Sidenote: Tinderbox has been cranking out HTML since 2001 and lived through a lot of change to the way we use i!


(Dave Rogers) #3

Well, that was interesting. It seems it’s a Safari thing? All the previews looked fine, as you found. When I used quicklook in Finder, everything looks okay. I go to the web, and I get a sharp stick in the eye!

So I went to the “View” menu in Safari, thinking I’d see “View Source,” or something. (That’s “Develop,” I guess.) But down there near the bottom is Text Encoding. Hmmmm… What does that do?

Mine was set for “Default.” That sounds reasonable, right? But just to see what happens, I selected Unicode (UTF-8), and voila! All is right with the world.

Thanks for checking, Mark. I looked at all my templates and my stylesheets and I didn’t see anything that looked like it might be problematic. For sentimental reasons, I use Trebuchet MS and it seemed to render accents okay in TextEdit.

So, it’s Safari. Why doesn’t that “just work?” (Rhetorical question.)

Thanks again,
Dave

P.S. It’s weirder. Because of course it is.

So I downloaded your test file, everything looks fine - as it does in my TB file.
I export as HTML, as I always do. Everything looks fine in the quicklook view.
I hit “Open in Safari,” and… everything looks fine.
So I check the “View” menu, expecting to see Unicode (UTF-8) selected, but no, it’s “Default.” And it looks fine.
I thought, well perhaps that’s my new “default.” Maybe I switched it somehow long, long ago and it’s just been “wrong” for however long.
I went back to my page, and looked at View and saw Unicode (UTF-8) was still selected. Switched to Default, and got the sharp stick in the eye again!

For whatever it’s worth, here’s the offending page - http://nice-marmot.net/May_2018.html#note_335

It’s just another ill-tempered morning rant I don’t wish to inflict on you, but is there a clue in there what is going on? Do you see the sharp stick in the eye there?

PPS - the time stamp in the permalink is also different depending on whether view is set for Default or Unicode (UTF-8). Another clue?


(eastgate) #4

Your HTML export template, in the header, should tell the browser what character set you’re using.

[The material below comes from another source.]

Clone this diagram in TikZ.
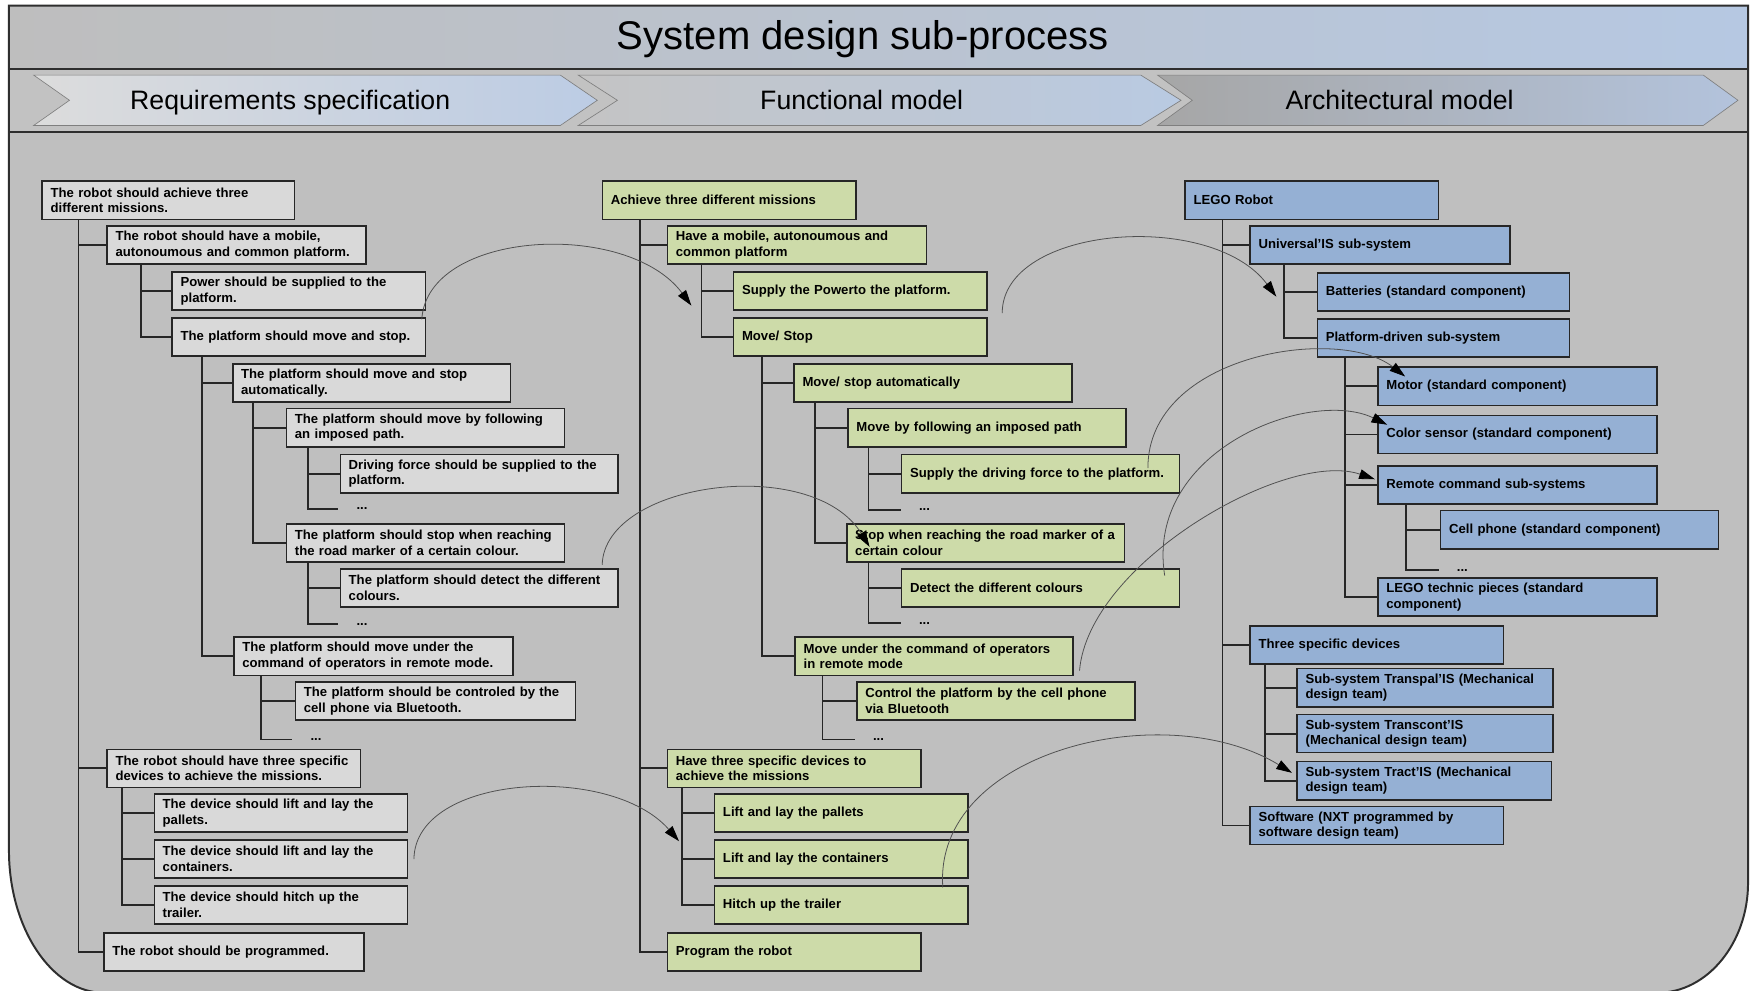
\documentclass[tikz,border=0pt]{standalone}
\usepackage{fontspec}
\setmainfont{Liberation Sans}
\usetikzlibrary{arrows.meta, calc}
\definecolor{framebg}{HTML}{BFBFBF}
\definecolor{frameline}{HTML}{2E2E2E}
\definecolor{titleleft}{HTML}{BEBEBE}
\definecolor{titleright}{HTML}{B6C8E2}
\definecolor{stagebg}{HTML}{C2C2C2}
\definecolor{chevline}{HTML}{7F7F7F}
\definecolor{chevAl}{HTML}{DCDCDC}
\definecolor{chevAr}{HTML}{BCCCE4}
\definecolor{chevBl}{HTML}{C4C4C4}
\definecolor{chevBr}{HTML}{B9CAE2}
\definecolor{chevCl}{HTML}{A6A6A6}
\definecolor{chevCr}{HTML}{B3C3DC}
\definecolor{reqfill}{HTML}{D9D9D9}
\definecolor{funfill}{HTML}{CDDBA9}
\definecolor{archfill}{HTML}{95B0D4}
\definecolor{boxline}{HTML}{262626}
\definecolor{linkgrey}{HTML}{505050}
\newcommand\boxtxt{\fontsize{10}{12}\selectfont\bfseries}
\newcommand\titletxt{\fontsize{30.5}{36}\selectfont}
\newcommand\stagetxt{\fontsize{20.3}{24}\selectfont}

\begin{document}
\begin{tikzpicture}[
    x=0.03cm, y=-0.03cm,
    every node/.style={font=\boxtxt, text=black},
    bw/.code={\pgfmathsetmacro\bwtext{(#1-15)*0.03}\edef\bwtmp{\noexpand\pgfkeysalso{text width=\bwtext cm}}\bwtmp},
    box/.style={draw=boxline, line width=1.2pt, anchor=north west, minimum height=1.02cm, inner xsep=0.225cm, inner ysep=0pt, align=left},
    req/.style={box, fill=reqfill},
    fun/.style={box, fill=funfill},
    arch/.style={box, fill=archfill},
    ellip/.style={anchor=west, inner xsep=13.6pt, inner ysep=1pt},
    branch/.style={draw=boxline, line width=1.4pt},
    link/.style={draw=linkgrey, line width=0.6pt, -{Triangle[length=12pt, width=7.5pt, color=black]}},
    chev/.style={draw=chevline, line width=0.5pt},
    frame/.style={draw=frameline, line width=1.5pt}
]
\useasboundingbox (0,0) rectangle (1568,884);

% frame and bands
\fill[framebg] (8,5) -- (1560,5) -- (1560,788) .. controls (1560,841) and (1524,886) .. (1479,886) -- (93,886) .. controls (46,886) and (8,828) .. (8,759) -- cycle;
\shade[left color=titleleft, right color=titleright] (8,5) rectangle (1560,62);
\fill[stagebg] (8,62) rectangle (1560,118);
\draw[frame] (8,62) -- (1560,62);
\draw[frame] (8,118) -- (1560,118);
\draw[frame] (8,5) -- (1560,5) -- (1560,788) .. controls (1560,841) and (1524,886) .. (1479,886) -- (93,886) .. controls (46,886) and (8,828) .. (8,759) -- cycle;

% stages
\shadedraw[chev, left color=chevAl, right color=chevAr] (30,67) -- (500,67) -- (533,89.5) -- (500,112) -- (30,112) -- (62,89.5) -- cycle;
\shadedraw[chev, left color=chevBl, right color=chevBr] (516,67) -- (1018,67) -- (1054,89.5) -- (1018,112) -- (516,112) -- (551,89.5) -- cycle;
\shadedraw[chev, left color=chevCl, right color=chevCr] (1033,67) -- (1520,67) -- (1551,89.5) -- (1520,112) -- (1033,112) -- (1064,89.5) -- cycle;

\node[font=\titletxt, anchor=base] (title) at (770,44) {System design sub-process};
\node[font=\stagetxt, anchor=base] (streq) at (259,97.5) {Requirements specification};
\node[font=\stagetxt, anchor=base] (stfun) at (769,97.5) {Functional model};
\node[font=\stagetxt, anchor=base] (starch) at (1249,97.5) {Architectural model};

% requirements
\node[req, bw=225] (r1) at (37,161) {The robot should achieve three\\different missions.};
\node[req, bw=231] (r2) at (95,201) {The robot should have a mobile,\\autonoumous and common platform.};
\node[req, bw=226] (r3) at (153,242) {Power should be supplied to the\\platform.};
\node[req, bw=226] (r4) at (153,283) {The platform should move and stop.};
\node[req, bw=248] (r5) at (207,324) {The platform should move and stop\\automatically.};
\node[req, bw=248] (r6) at (255,364) {The platform should move by following\\an imposed path.};
\node[req, bw=248] (r7) at (303,405) {Driving force should be supplied to the\\platform.};
\node[ellip] (r7d) at (302,454) {...};
\node[req, bw=248] (r8) at (255,467) {The platform should stop when reaching\\the road marker of a certain colour.};
\node[req, bw=248] (r9) at (303,507) {The platform should detect the different\\colours.};
\node[ellip] (r9d) at (302,557) {...};
\node[req, bw=249] (r10) at (208,568) {The platform should move under the\\command of operators in remote mode.};
\node[req, bw=250] (r11) at (263,608) {The platform should be controled by the\\cell phone via Bluetooth.};
\node[ellip] (r11d) at (261,660) {...};
\node[req, bw=226] (r12) at (95,668) {The robot should have three specific\\devices to achieve the missions.};
\node[req, bw=226] (r13) at (137,708) {The device should lift and lay the\\pallets.};
\node[req, bw=226] (r14) at (137,749) {The device should lift and lay the\\containers.};
\node[req, bw=226] (r15) at (137,790) {The device should hitch up the\\trailer.};
\node[req, bw=232] (r16) at (92,832) {The robot should be programmed.};

\draw[branch] (r1.south west) ++(33,0) |- (r2.west);
\draw[branch] (r1.south west) ++(33,0) |- (r12.west);
\draw[branch] (r1.south west) ++(33,0) |- (r16.west);
\draw[branch] (r2.south west) ++(31,0) |- (r3.west);
\draw[branch] (r2.south west) ++(31,0) |- (r4.west);
\draw[branch] (r4.south west) ++(27,0) |- (r5.west);
\draw[branch] (r4.south west) ++(27,0) |- (r10.west);
\draw[branch] (r5.south west) ++(19,0) |- (r6.west);
\draw[branch] (r5.south west) ++(19,0) |- (r8.west);
\draw[branch] (r6.south west) ++(20,0) |- (r7.west);
\draw[branch] (r6.south west) ++(20,0) |- (r7d.west);
\draw[branch] (r8.south west) ++(20,0) |- (r9.west);
\draw[branch] (r8.south west) ++(20,0) |- (r9d.west);
\draw[branch] (r10.south west) ++(25,0) |- (r11.west);
\draw[branch] (r10.south west) ++(25,0) |- (r11d.west);
\draw[branch] (r12.south west) ++(14,0) |- (r13.west);
\draw[branch] (r12.south west) ++(14,0) |- (r14.west);
\draw[branch] (r12.south west) ++(14,0) |- (r15.west);

% functional model
\node[fun, bw=226] (f1) at (537,161) {Achieve three different missions};
\node[fun, bw=231] (f2) at (595,201) {Have a mobile, autonoumous and\\common platform};
\node[fun, bw=226] (f3) at (654,242) {Supply the Powerto the platform.};
\node[fun, bw=226] (f4) at (654,283) {Move/ Stop};
\node[fun, bw=248] (f5) at (708,324) {Move/ stop automatically};
\node[fun, bw=248] (f6) at (756,364) {Move by following an imposed path};
\node[fun, bw=248] (f7) at (804,405) {Supply the driving force to the platform.};
\node[ellip] (f7d) at (804,455) {...};
\node[fun, bw=248] (f8) at (755,467) {Stop when reaching the road marker of a\\certain colour};
\node[fun, bw=248] (f9) at (804,507) {Detect the different colours};
\node[ellip] (f9d) at (804,556) {...};
\node[fun, bw=248] (f10) at (709,568) {Move under the command of operators\\in remote mode};
\node[fun, bw=248] (f11) at (764,608) {Control the platform by the cell phone\\via Bluetooth};
\node[ellip] (f11d) at (763,660) {...};
\node[fun, bw=226] (f12) at (595,668) {Have three specific devices to\\achieve the missions};
\node[fun, bw=226] (f13) at (637,708) {Lift and lay the pallets};
\node[fun, bw=226] (f14) at (637,749) {Lift and lay the containers};
\node[fun, bw=226] (f15) at (637,790) {Hitch up the trailer};
\node[fun, bw=226] (f16) at (595,832) {Program the robot};

\draw[branch] (f1.south west) ++(34,0) |- (f2.west);
\draw[branch] (f1.south west) ++(34,0) |- (f12.west);
\draw[branch] (f1.south west) ++(34,0) |- (f16.west);
\draw[branch] (f2.south west) ++(31,0) |- (f3.west);
\draw[branch] (f2.south west) ++(31,0) |- (f4.west);
\draw[branch] (f4.south west) ++(26,0) |- (f5.west);
\draw[branch] (f4.south west) ++(26,0) |- (f10.west);
\draw[branch] (f5.south west) ++(19,0) |- (f6.west);
\draw[branch] (f5.south west) ++(19,0) |- (f8.west);
\draw[branch] (f6.south west) ++(19,0) |- (f7.west);
\draw[branch] (f6.south west) ++(19,0) |- (f7d.west);
\draw[branch] (f8.south west) ++(20,0) |- (f9.west);
\draw[branch] (f8.south west) ++(20,0) |- (f9d.west);
\draw[branch] (f10.south west) ++(25,0) |- (f11.west);
\draw[branch] (f10.south west) ++(25,0) |- (f11d.west);
\draw[branch] (f12.south west) ++(14,0) |- (f13.west);
\draw[branch] (f12.south west) ++(14,0) |- (f14.west);
\draw[branch] (f12.south west) ++(14,0) |- (f15.west);

% architectural model
\node[arch, bw=226] (a1) at (1057,161) {LEGO Robot};
\node[arch, bw=232] (a2) at (1115,201) {Universal’IS sub-system};
\node[arch, bw=225] (a3) at (1175,243) {Batteries (standard component)};
\node[arch, bw=225] (a4) at (1175,284) {Platform-driven sub-system};
\node[arch, bw=249] (a5) at (1229,327) {Motor (standard component)};
\node[arch, bw=249] (a6) at (1229,370) {Color sensor (standard component)};
\node[arch, bw=249] (a7) at (1229,415) {Remote command sub-systems};
\node[arch, bw=248] (a8) at (1285,455) {Cell phone (standard component)};
\node[ellip] (a8d) at (1284,509) {...};
\node[arch, bw=249] (a9) at (1229,515) {LEGO technic pieces (standard\\component)};
\node[arch, bw=226] (a10) at (1115,558) {Three specific devices};
\node[arch, bw=228] (a11) at (1157,596) {Sub-system Transpal’IS (Mechanical\\design team)};
\node[arch, bw=228] (a12) at (1157,637) {Sub-system Transcont’IS\\(Mechanical design team)};
\node[arch, bw=227] (a13) at (1157,679) {Sub-system Tract’IS (Mechanical\\design team)};
\node[arch, bw=226] (a14) at (1115,719) {Software (NXT programmed by\\software design team)};

\draw[branch] (a1.south west) ++(34,0) |- (a2.west);
\draw[branch] (a1.south west) ++(34,0) |- (a10.west);
\draw[branch] (a1.south west) ++(34,0) |- (a14.west);
\draw[branch] (a2.south west) ++(31,0) |- (a3.west);
\draw[branch] (a2.south west) ++(31,0) |- (a4.west);
\draw[branch] (a4.south west) ++(25,0) |- (a5.west);
\draw[branch] (a4.south west) ++(25,0) |- (a6.west);
\draw[branch] (a4.south west) ++(25,0) |- (a7.west);
\draw[branch] (a4.south west) ++(25,0) |- (a9.west);
\draw[branch] (a7.south west) ++(26,0) |- (a8.west);
\draw[branch] (a7.south west) ++(26,0) |- (a8d.west);
\draw[branch] (a10.south west) ++(14,0) |- (a11.west);
\draw[branch] (a10.south west) ++(14,0) |- (a12.west);
\draw[branch] (a10.south west) ++(14,0) |- (a13.west);

% traces between the models
\draw[link] ($(r4.north east)+(-4,2)$) .. controls +(5,-80) and +(-57,-77) .. ($(f3.west)+(-37,13)$);
\draw[link] ($(r9.north east)+(-15,-3)$) .. controls +(2,-74) and +(-51,-83) .. ($(f8.north west)+(21,21)$);
\draw[link] ($(r14.east)+(5,0)$) .. controls +(1,-76) and +(-61,-70) .. ($(f14.west)+(-31,-16)$);
\draw[link] ($(f3.south east)+(13,2)$) .. controls +(0,-78) and +(-58,-78) .. ($(a3.west)+(-36,4)$);
\draw[link] ($(f7.east)+(-29,-5)$) .. controls +(0,-102) and +(-59,-46) .. ($(a5.north west)+(25,9)$);
\draw[link] ($(f9.east)+(-14,-11)$) .. controls +(-18,-113) and +(-68,-33) .. ($(a6.north west)+(9,9)$);
\draw[link] ($(f10.south east)+(5,-5)$) .. controls +(8,-96) and +(-79,-27) .. ($(a7.west)+(-2,-5)$);
\draw[link] ($(f15.north east)+(-23,2)$) .. controls +(-9,-122) and +(-113,-69) .. ($(a13.west)+(-4,-7)$);

\end{tikzpicture}
\end{document}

 <meta http-equiv="content-type" content="text/html; charset=utf-8">

(Dave Rogers) #5

That fixed it! Thanks! Timestamp looks different, but it’s a non-issue.

Dave

HTML. The struggle is real.


(Mark Anderson) #6

The ‘fix’ would imply you’ve likely got some old documents/templates in the mix and looking at http://nice-marmot.net/April_2018.html, that seems to be the case (if the latter is output from Tinderbox). Just make sure all the doc’s various templates that export whole HTML pages have the same fix. FWIW, Tinderbox outputs plain text as UTF-8 with Unix-style line-ends (\n).

Aside, and prompted by your 6 Apr blog, I’m just finishing up reading Bardini’s Bootstrapping along with Hiltzik’s Dealers of Lightning, Ornstein’s Computing in the Middle Ages, and Waldrop’s The Dream Machine.


(Dave Rogers) #7

Thanks, Mark. I’ll go through and check again, but I think the page template should have gotten them all. But I’ll check! (Update: Ah, yes! I see what you were referring to. Tinderbox exports the whole blog every time. But I only upload the changed files. April had an eye-stabbing em-dash, and yes, that’s fixed - but I needed to upload the new file. Now I suppose I should just re-upload the whole damn thing! Thanks!)

I’m still working on Bootstrapping. Went to Ireland and got distracted by the Lusitania and some Irish history. I think Englebart would have loved Tinderbox. I’m also saddened by what has become of computing. But that’s a blog post for another day!